Today, electric and hybrid cars are competing with petrol-powered ones for space on the road.
Hydrogen is another interesting source of power, and has been described by the European Commission as an energy carrier with "great potential for clean, efficient power in stationary, portable and transport applications."
In the English town of Swindon, efforts are being made to turn it into a base and test bed for hydrogen as a transport fuel.
"Swindon has a huge concentration of organizations — as well as two local authorities — that really see the value in hydrogen for bringing clean energy to the community and also want to be first movers for a technology which is a rapidly growing market," Clare Jackson, manager of the Hydrogen Hub, told CNBC's "Sustainable Energy."
The Hydrogen Hub is an organization that works to set up communities of stakeholders who collaborate to encourage investment in hydrogen and fuel cell technology. Swindon's Hydrogen Hub is made up of more than 30 organizations who are working with one another to deploy hydrogen technology in the town.
"What we're doing at the Hydrogen Hub is trying to build infrastructure hubs around back to base fleets, like delivery vehicles or forklift trucks, where you can be guaranteed that the hydrogen is actually going to be used," the Hydrogen Hub's Clare Jackson said.
"That way we can start to build up a network of hydrogen hubs with infrastructure that will then allow those users that need the flexibility to be able to travel nationwide to know that they've got an infrastructure system of hydrogen around the U.K."
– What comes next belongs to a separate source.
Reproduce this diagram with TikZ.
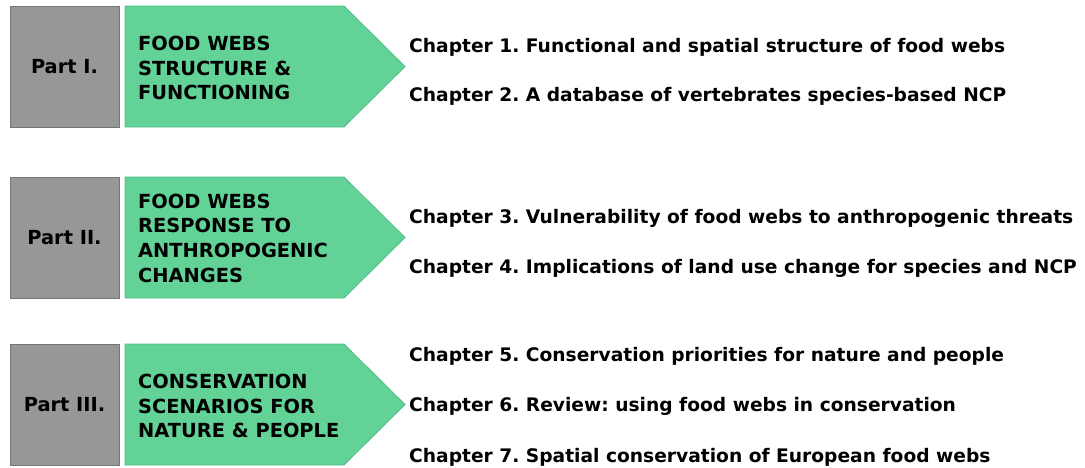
\documentclass[tikz,border=0pt]{standalone}
\usepackage{fontspec}
\setmainfont{DejaVu Sans}
\definecolor{partgrey}{HTML}{979797}
\definecolor{partgreyline}{HTML}{767676}
\definecolor{webgreen}{HTML}{62D297}
\definecolor{webgreenline}{HTML}{50BC84}
\begin{document}
\frenchspacing
\begin{tikzpicture}[x=1pt,y=-1pt,
  partbox/.style={fill=partgrey,draw=partgreyline,line width=1pt},
  arrowbox/.style={fill=webgreen,draw=webgreenline,line width=0.8pt},
  parttext/.style={font=\bfseries\fontsize{19.4}{23}\selectfont,inner sep=0pt},
  themetext/.style={font=\bfseries\fontsize{19.4}{24.7}\selectfont,align=left,anchor=west,inner sep=0pt},
  chaptext/.style={font=\bfseries\fontsize{18.65}{23}\selectfont,anchor=base west,inner sep=0pt}]
\useasboundingbox (0,0) rectangle (1085,467);
% Part I
\draw[partbox] (10,6) rectangle (119,127);
\draw[arrowbox] (125,6) -- (344,6) -- (405,66.5) -- (344,127) -- (125,127) -- cycle;
\node[parttext] (p1) at (64.5,66.5) {Part I.};
\node[themetext] (t1) at (138,68) {FOOD WEBS\\STRUCTURE \&\\FUNCTIONING};
\node[chaptext] (c1) at (409,52) {Chapter 1. Functional and spatial structure of food webs};
\node[chaptext] (c2) at (409,101) {Chapter 2. A database of vertebrates species-based NCP};
% Part II
\draw[partbox] (10,177) rectangle (119,298);
\draw[arrowbox] (125,177) -- (344,177) -- (405,237.5) -- (344,298) -- (125,298) -- cycle;
\node[parttext] (p2) at (64.5,237.5) {Part II.};
\node[themetext] (t2) at (138,238) {FOOD WEBS\\RESPONSE TO\\ANTHROPOGENIC\\CHANGES};
\node[chaptext] (c3) at (409,223) {Chapter 3. Vulnerability of food webs to anthropogenic threats};
\node[chaptext] (c4) at (409,273) {Chapter 4. Implications of land use change for species and NCP};
% Part III
\draw[partbox] (10,344) rectangle (119,465);
\draw[arrowbox] (125,344) -- (344,344) -- (405,404.5) -- (344,465) -- (125,465) -- cycle;
\node[parttext] (p3) at (64.5,404.5) {Part III.};
\node[themetext] (t3) at (138,406) {CONSERVATION\\SCENARIOS FOR\\NATURE \& PEOPLE};
\node[chaptext] (c5) at (409,361) {Chapter 5. Conservation priorities for nature and people};
\node[chaptext] (c6) at (409,411.5) {Chapter 6. Review: using food webs in conservation};
\node[chaptext] (c7) at (409,462) {Chapter 7. Spatial conservation of European food webs};
\end{tikzpicture}
\end{document}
Arval, which specializes in vehicle leasing and fleet management, is one business involved with the Hydrogen Hub. "Zero emissions are really important to Arval because we lease a lot of vehicles," Paul Marchment, Arval's SME (small to medium sized enterprises) Manager, said.
"There is a mind shift towards ultra-low emission vehicles so we became involved in this because this is cutting edge technology," he added. "We're still a few years away from mass deployment but we need to understand how it works now so that we're ready for the future when it does take off in a big way."
Is, then, hydrogen a realistic option as a clean, efficient, reliable replacement for conventional petrol or diesel?
"Producing hydrogen with solar power is very attractive because it really gives you clean hydrogen," Erwin Reisner, a professor at the University of Cambridge's Department of Chemistry, told CNBC.
"But at the moment 96 percent of hydrogen we are using is produced from fossil fuels — it's not clean," he added. "So it's very important to develop technologies that allow us as transition to go from fossil derived to clean and renewable hydrogen."